I had sooner play cards against a man who was quite skeptical about ethics, but bred to believe that ‘a gentleman does not cheat,’ than against an irreproachable moral philosopher who has been brought up among sharpers. In battle it is not syllogisms that will keep the reluctant nerves and muscles to their post in the third hour of the bombardment. The crudest sentimentalism (such as Gaius and Titius would wince at) about a flag or a country or a regiment will be of more use….The head rules the belly through the chest—the seat, as Alanus tells us, of Magnanimity, of emotions organized by trained habit into stable sentiments.
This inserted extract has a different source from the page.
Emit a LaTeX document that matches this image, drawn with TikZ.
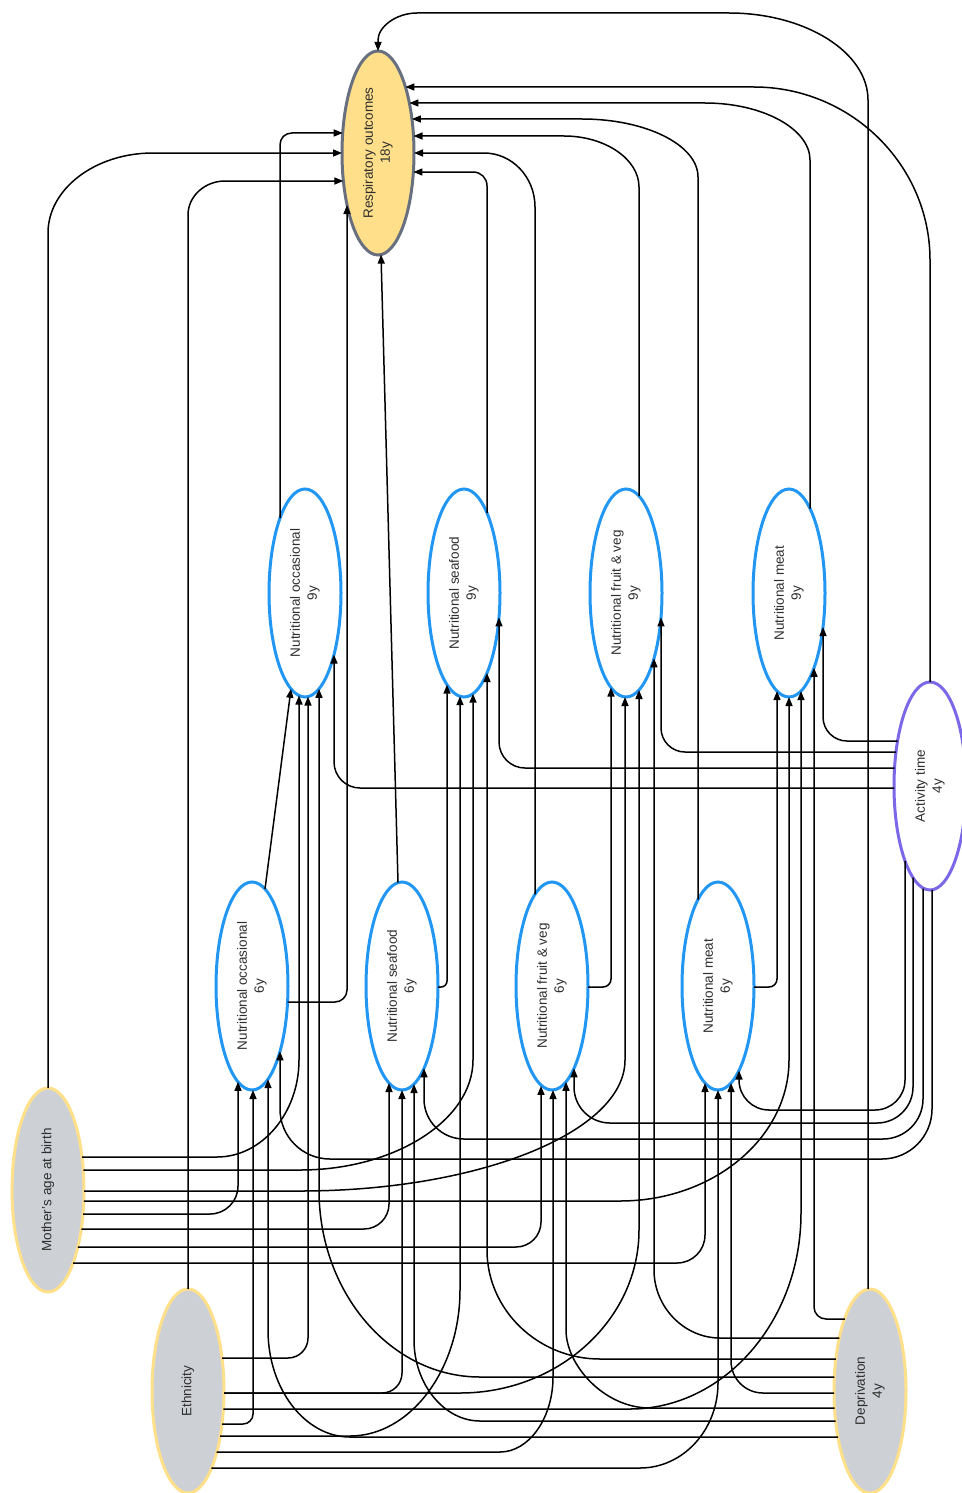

The Chest—Magnanimity—Sentiment—these are the indispensable liaison officers between cerebral man and visceral man. It may even be said that it is by this middle element that man is man: for by his intellect he is mere spirit and by his appetite mere animal.

  It may even be said that it is by this middle element that man is man. The stakes are that high.
  Lewis was wise enough to know that the weight of the world is never one-dimensional. His critique is more nuanced, as he is as concerned about “feelings” becoming dominant, as he is about “thinking” holding sway. And in the realm of ethics, even as the Church debates moral questions such as the meaning of sexuality, that lens shapes so much of what is heard, in conversations among friends, in the press, and even in the highest of ecclesiastical courts, viz. my “feelings” tell me, I “feel” that this is right. In Lewis’s terms, the visceral or the “guts” can be just as overwhelming as the “brain,” and so the need for a chest—character rightly formed—to mediate.
  Creatively engaging his time, Lewis knew that the more didactic argument would only go so far, and so he wrote a more imaginative account of the same dilemma, calling it That Hideous Strength. (He actually saw these as companion volumes, to be read together.) The third in his “space trilogy,” the story is set in the world of the university, full of itself and its ideas, spiritual temptations each one.
  At the center of his story is an effort to control the world by “enlightened” people. The sort that are so sure of their brilliance, so certain of their schools and traditions and beliefs—unmediated as they are by Chests—that they are able to decide for the rest of us the nature of the good life, the path to human enlightenment.
  Deliciously, Lewis calls them N.I.C.E.— the National Institute for Coordinated Experiments. In the perversity of the human heart, they in fact believe they are, nice, that is. They are the best and the brightest of their day, and it is that that is the temptation to Lewis’s character, Professor Mark Studdock. Simply, sadly, he wants in, he wants to be part of “the inner ring” of the most highly educated and influential thinkers in society. After all, their plans will make a better world for everyone—if only those not-so-bright and not-sohighly-educated ones will just cooperate.
  As he tells his tale, Lewis connects ideas with life, showing that ideas do in fact have legs. The intellectual arrogance of the N.I.C.E. crowd is its undoing, eventually, after much sadness and horror. Their beliefs about reality, meaning, and truth have consequences, for themselves and for others. And the consequences are for curse, and not for blessing.
  Lewis calls it “a fairy tale for grown-ups.” If it only were. But, I suppose that is the best of a fairy tale, in every century and every culture. If we have ears to hear, we can hear the truth about ourselves and about the universe in which we live. Shakespeare was right, as usual: “The play’s the thing to catch the conscience of the king”—as well as ordinary people like you and me, folk who are all too prone to think more highly of ourselves than we ought.